Work required: Retype each line exactly. Skip images.
[Data block start]
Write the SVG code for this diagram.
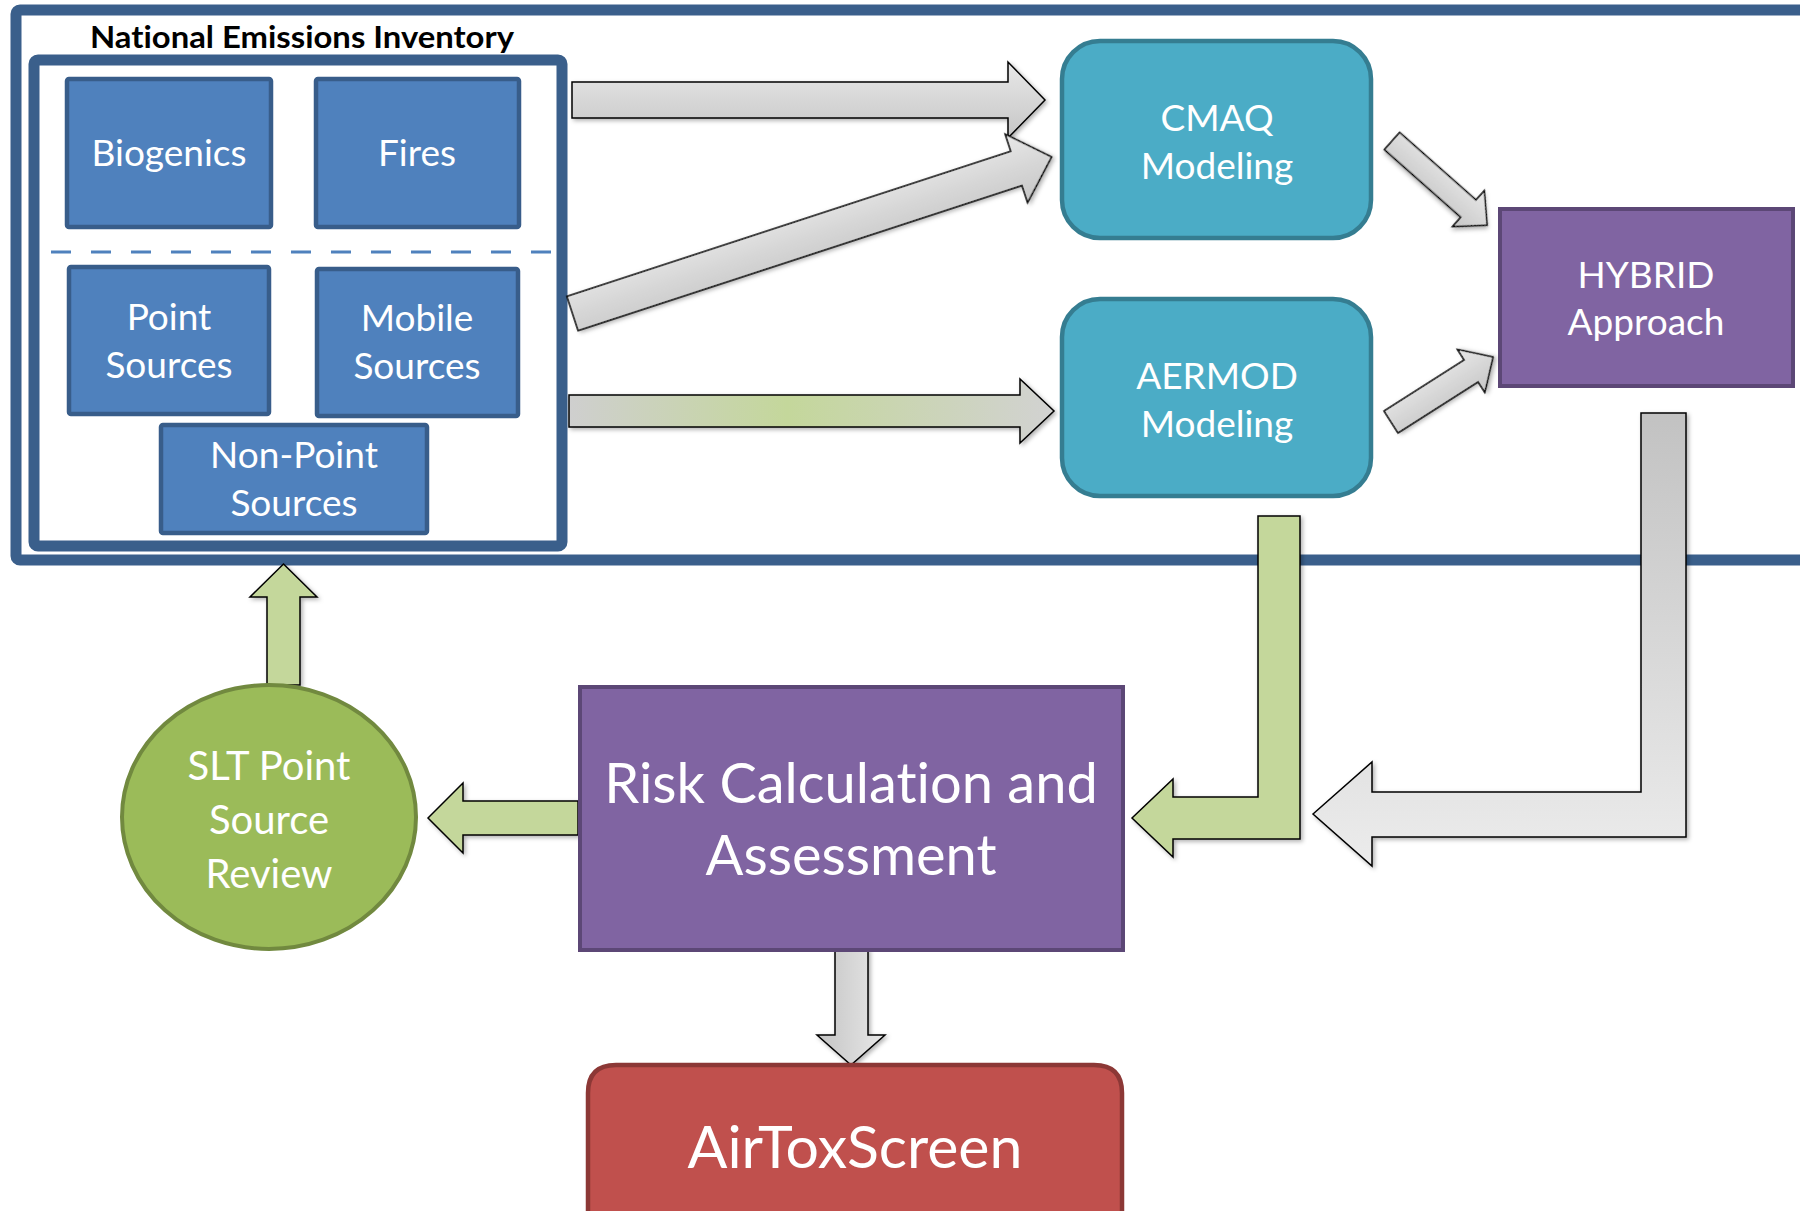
<svg xmlns="http://www.w3.org/2000/svg" width="1800" height="1211" viewBox="0 0 1800 1211">
<style>
.frame{fill:#ffffff;stroke:#3a5f8b;stroke-width:11}
.src{fill:#4f81bd;stroke:#385d8a;stroke-width:4.5}
.teal{fill:#4bacc6;stroke:#357d91;stroke-width:4.5}
.purple{fill:#8064a2;stroke:#5c4776;stroke-width:4}
.green{fill:#9bbb59;stroke:#71893f;stroke-width:4}
.red{fill:#c0504d;stroke:#8c3836;stroke-width:4.5}
.t{font-family:Lato,"Liberation Sans",sans-serif;fill:#ffffff;text-anchor:middle;font-variant-ligatures:none}
.s37{font-size:37px}
.s40{font-size:40px}
.s56{font-size:56px}
.title{font-family:Lato,"Liberation Sans",sans-serif;font-weight:bold;font-size:30px;fill:#000000;font-variant-ligatures:none}
.arr{stroke:#000000;stroke-width:1.5;stroke-linejoin:miter;filter:url(#sh)}
.ga{fill:#c4d79b}
</style>
<defs>
<filter id="sh" x="-10%" y="-10%" width="130%" height="130%">
<feDropShadow dx="2" dy="2" stdDeviation="2" flood-color="#000000" flood-opacity="0.3"/>
</filter>
<linearGradient id="gv" x1="0" y1="0" x2="0" y2="1">
<stop offset="0" stop-color="#e8e8e8"/>
<stop offset="1" stop-color="#c6c6c6"/>
</linearGradient>
<linearGradient id="gv2" x1="0" y1="0" x2="0" y2="1">
<stop offset="0" stop-color="#c2c2c2"/>
<stop offset="1" stop-color="#ececec"/>
</linearGradient>
<linearGradient id="gh" x1="0" y1="0" x2="1" y2="0">
<stop offset="0" stop-color="#c4c4c4"/>
<stop offset="1" stop-color="#e8e8e8"/>
</linearGradient>
<linearGradient id="ggreen" x1="0" y1="0" x2="1" y2="0">
<stop offset="0" stop-color="#cfcfcf"/>
<stop offset="0.45" stop-color="#c4d79b"/>
<stop offset="1" stop-color="#d2d2d2"/>
</linearGradient>
</defs>

<g id="outer-frame">
<rect class="frame" x="16" y="10" width="1810" height="550" rx="4"/>
</g>

<g id="nei">
<text class="title" x="90" y="48" textLength="424" lengthAdjust="spacingAndGlyphs">National Emissions Inventory</text>
<rect class="frame" x="34" y="60" width="528" height="486" rx="4" stroke-width="10"/>
<line x1="51" y1="252" x2="562" y2="252" stroke="#4f81bd" stroke-width="3" stroke-dasharray="20 20"/>
</g>

<g id="biogenics">
<rect class="src" x="67" y="79" width="204" height="148" rx="2"/>
<text class="t s37" x="169" y="166">Biogenics</text>
</g>
<g id="fires">
<rect class="src" x="316" y="79" width="203" height="148" rx="2"/>
<text class="t s37" x="417" y="166">Fires</text>
</g>
<g id="point-sources">
<rect class="src" x="69" y="267" width="200" height="147" rx="2"/>
<text class="t s37" x="169" y="330">Point</text>
<text class="t s37" x="169" y="378">Sources</text>
</g>
<g id="mobile-sources">
<rect class="src" x="317" y="269" width="201" height="147" rx="2"/>
<text class="t s37" x="417" y="331">Mobile</text>
<text class="t s37" x="417" y="379">Sources</text>
</g>
<g id="non-point-sources">
<rect class="src" x="161" y="425" width="266" height="108" rx="2"/>
<text class="t s37" x="294" y="468">Non-Point</text>
<text class="t s37" x="294" y="516">Sources</text>
</g>

<g id="cmaq">
<rect class="teal" x="1062" y="41" width="309" height="197" rx="38"/>
<text class="t s37" x="1217" y="131">CMAQ</text>
<text class="t s37" x="1217" y="179">Modeling</text>
</g>
<g id="aermod">
<rect class="teal" x="1062" y="299" width="309" height="197" rx="38"/>
<text class="t s37" x="1217" y="389">AERMOD</text>
<text class="t s37" x="1217" y="437">Modeling</text>
</g>
<g id="hybrid">
<rect class="purple" x="1500" y="209" width="293" height="177"/>
<text class="t s37" x="1646" y="288">HYBRID</text>
<text class="t s37" x="1646" y="335">Approach</text>
</g>

<g id="connectors">
<polygon class="arr" fill="url(#gv)" points="572,82 1008,82 1008,62 1045,100 1008,138 1008,118 572,118"/>
<polygon class="arr" fill="url(#gv)" transform="translate(572.5,313.5) rotate(-18.1)" points="0,-18 467,-18 467,-36 504,0 467,36 467,18 0,18"/>
<polygon class="arr" fill="url(#ggreen)" points="569,395 1020,395 1020,379 1054,411 1020,443 1020,427 569,427"/>
<polygon class="arr" fill="url(#gv)" transform="translate(1392,141) rotate(41.5)" points="0,-11.5 102,-11.5 102,-24 127,0 102,24 102,11.5 0,11.5"/>
<polygon class="arr" fill="url(#gv)" transform="translate(1391,422) rotate(-32.5)" points="0,-13 95,-13 95,-25.5 121,0 95,25.5 95,13 0,13"/>
<polygon class="arr ga" points="1132,818 1173,779 1173,797 1258,797 1258,516 1300,516 1300,839 1173,839 1173,857"/>
<polygon class="arr" fill="url(#gv2)" points="1313,814 1372,762 1372,792 1641,792 1641,413 1686,413 1686,837 1372,837 1372,866"/>
<polygon class="arr ga" points="428,818 463,783 463,801 578,801 578,835 463,835 463,853"/>
<polygon class="arr ga" points="283.5,564 317,597 300,597 300,685 267,685 267,597 250,597"/>
<polygon class="arr" fill="url(#gh)" points="835,949 868,949 868,1035 885,1035 851,1065 817,1035 835,1035"/>
</g>

<g id="risk">
<rect class="purple" x="580" y="687" width="543" height="263"/>
<text class="t s56" x="851" y="803">Risk Calculation and</text>
<text class="t s56" x="851" y="875">Assessment</text>
</g>
<g id="slt-review">
<ellipse class="green" cx="269" cy="817" rx="147" ry="132"/>
<text class="t s40" x="269" y="780">SLT Point</text>
<text class="t s40" x="269" y="834">Source</text>
<text class="t s40" x="269" y="888">Review</text>
</g>
<g id="airtoxscreen">
<path class="red" d="M588,1220 V1093 Q588,1065 616,1065 H1094 Q1122,1065 1122,1093 V1220 Z"/>
<text class="t" x="855" y="1168" font-size="59">AirToxScreen</text>
</g>
</svg>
[Data block end]
Output:
Write the SVG code for this diagram.
<svg xmlns="http://www.w3.org/2000/svg" width="1800" height="1211" viewBox="0 0 1800 1211">
<style>
.frame{fill:#ffffff;stroke:#3a5f8b;stroke-width:11}
.src{fill:#4f81bd;stroke:#385d8a;stroke-width:4.5}
.teal{fill:#4bacc6;stroke:#357d91;stroke-width:4.5}
.purple{fill:#8064a2;stroke:#5c4776;stroke-width:4}
.green{fill:#9bbb59;stroke:#71893f;stroke-width:4}
.red{fill:#c0504d;stroke:#8c3836;stroke-width:4.5}
.t{font-family:Lato,"Liberation Sans",sans-serif;fill:#ffffff;text-anchor:middle;font-variant-ligatures:none}
.s37{font-size:37px}
.s40{font-size:40px}
.s56{font-size:56px}
.title{font-family:Lato,"Liberation Sans",sans-serif;font-weight:bold;font-size:30px;fill:#000000;font-variant-ligatures:none}
.arr{stroke:#000000;stroke-width:1.5;stroke-linejoin:miter;filter:url(#sh)}
.ga{fill:#c4d79b}
</style>
<defs>
<filter id="sh" x="-10%" y="-10%" width="130%" height="130%">
<feDropShadow dx="2" dy="2" stdDeviation="2" flood-color="#000000" flood-opacity="0.3"/>
</filter>
<linearGradient id="gv" x1="0" y1="0" x2="0" y2="1">
<stop offset="0" stop-color="#e8e8e8"/>
<stop offset="1" stop-color="#c6c6c6"/>
</linearGradient>
<linearGradient id="gv2" x1="0" y1="0" x2="0" y2="1">
<stop offset="0" stop-color="#c2c2c2"/>
<stop offset="1" stop-color="#ececec"/>
</linearGradient>
<linearGradient id="gh" x1="0" y1="0" x2="1" y2="0">
<stop offset="0" stop-color="#c4c4c4"/>
<stop offset="1" stop-color="#e8e8e8"/>
</linearGradient>
<linearGradient id="ggreen" x1="0" y1="0" x2="1" y2="0">
<stop offset="0" stop-color="#cfcfcf"/>
<stop offset="0.45" stop-color="#c4d79b"/>
<stop offset="1" stop-color="#d2d2d2"/>
</linearGradient>
</defs>

<g id="outer-frame">
<rect class="frame" x="16" y="10" width="1810" height="550" rx="4"/>
</g>

<g id="nei">
<text class="title" x="90" y="48" textLength="424" lengthAdjust="spacingAndGlyphs">National Emissions Inventory</text>
<rect class="frame" x="34" y="60" width="528" height="486" rx="4" stroke-width="10"/>
<line x1="51" y1="252" x2="562" y2="252" stroke="#4f81bd" stroke-width="3" stroke-dasharray="20 20"/>
</g>

<g id="biogenics">
<rect class="src" x="67" y="79" width="204" height="148" rx="2"/>
<text class="t s37" x="169" y="166">Biogenics</text>
</g>
<g id="fires">
<rect class="src" x="316" y="79" width="203" height="148" rx="2"/>
<text class="t s37" x="417" y="166">Fires</text>
</g>
<g id="point-sources">
<rect class="src" x="69" y="267" width="200" height="147" rx="2"/>
<text class="t s37" x="169" y="330">Point</text>
<text class="t s37" x="169" y="378">Sources</text>
</g>
<g id="mobile-sources">
<rect class="src" x="317" y="269" width="201" height="147" rx="2"/>
<text class="t s37" x="417" y="331">Mobile</text>
<text class="t s37" x="417" y="379">Sources</text>
</g>
<g id="non-point-sources">
<rect class="src" x="161" y="425" width="266" height="108" rx="2"/>
<text class="t s37" x="294" y="468">Non-Point</text>
<text class="t s37" x="294" y="516">Sources</text>
</g>

<g id="cmaq">
<rect class="teal" x="1062" y="41" width="309" height="197" rx="38"/>
<text class="t s37" x="1217" y="131">CMAQ</text>
<text class="t s37" x="1217" y="179">Modeling</text>
</g>
<g id="aermod">
<rect class="teal" x="1062" y="299" width="309" height="197" rx="38"/>
<text class="t s37" x="1217" y="389">AERMOD</text>
<text class="t s37" x="1217" y="437">Modeling</text>
</g>
<g id="hybrid">
<rect class="purple" x="1500" y="209" width="293" height="177"/>
<text class="t s37" x="1646" y="288">HYBRID</text>
<text class="t s37" x="1646" y="335">Approach</text>
</g>

<g id="connectors">
<polygon class="arr" fill="url(#gv)" points="572,82 1008,82 1008,62 1045,100 1008,138 1008,118 572,118"/>
<polygon class="arr" fill="url(#gv)" transform="translate(572.5,313.5) rotate(-18.1)" points="0,-18 467,-18 467,-36 504,0 467,36 467,18 0,18"/>
<polygon class="arr" fill="url(#ggreen)" points="569,395 1020,395 1020,379 1054,411 1020,443 1020,427 569,427"/>
<polygon class="arr" fill="url(#gv)" transform="translate(1392,141) rotate(41.5)" points="0,-11.5 102,-11.5 102,-24 127,0 102,24 102,11.5 0,11.5"/>
<polygon class="arr" fill="url(#gv)" transform="translate(1391,422) rotate(-32.5)" points="0,-13 95,-13 95,-25.5 121,0 95,25.5 95,13 0,13"/>
<polygon class="arr ga" points="1132,818 1173,779 1173,797 1258,797 1258,516 1300,516 1300,839 1173,839 1173,857"/>
<polygon class="arr" fill="url(#gv2)" points="1313,814 1372,762 1372,792 1641,792 1641,413 1686,413 1686,837 1372,837 1372,866"/>
<polygon class="arr ga" points="428,818 463,783 463,801 578,801 578,835 463,835 463,853"/>
<polygon class="arr ga" points="283.5,564 317,597 300,597 300,685 267,685 267,597 250,597"/>
<polygon class="arr" fill="url(#gh)" points="835,949 868,949 868,1035 885,1035 851,1065 817,1035 835,1035"/>
</g>

<g id="risk">
<rect class="purple" x="580" y="687" width="543" height="263"/>
<text class="t s56" x="851" y="803">Risk Calculation and</text>
<text class="t s56" x="851" y="875">Assessment</text>
</g>
<g id="slt-review">
<ellipse class="green" cx="269" cy="817" rx="147" ry="132"/>
<text class="t s40" x="269" y="780">SLT Point</text>
<text class="t s40" x="269" y="834">Source</text>
<text class="t s40" x="269" y="888">Review</text>
</g>
<g id="airtoxscreen">
<path class="red" d="M588,1220 V1093 Q588,1065 616,1065 H1094 Q1122,1065 1122,1093 V1220 Z"/>
<text class="t" x="855" y="1168" font-size="59">AirToxScreen</text>
</g>
</svg>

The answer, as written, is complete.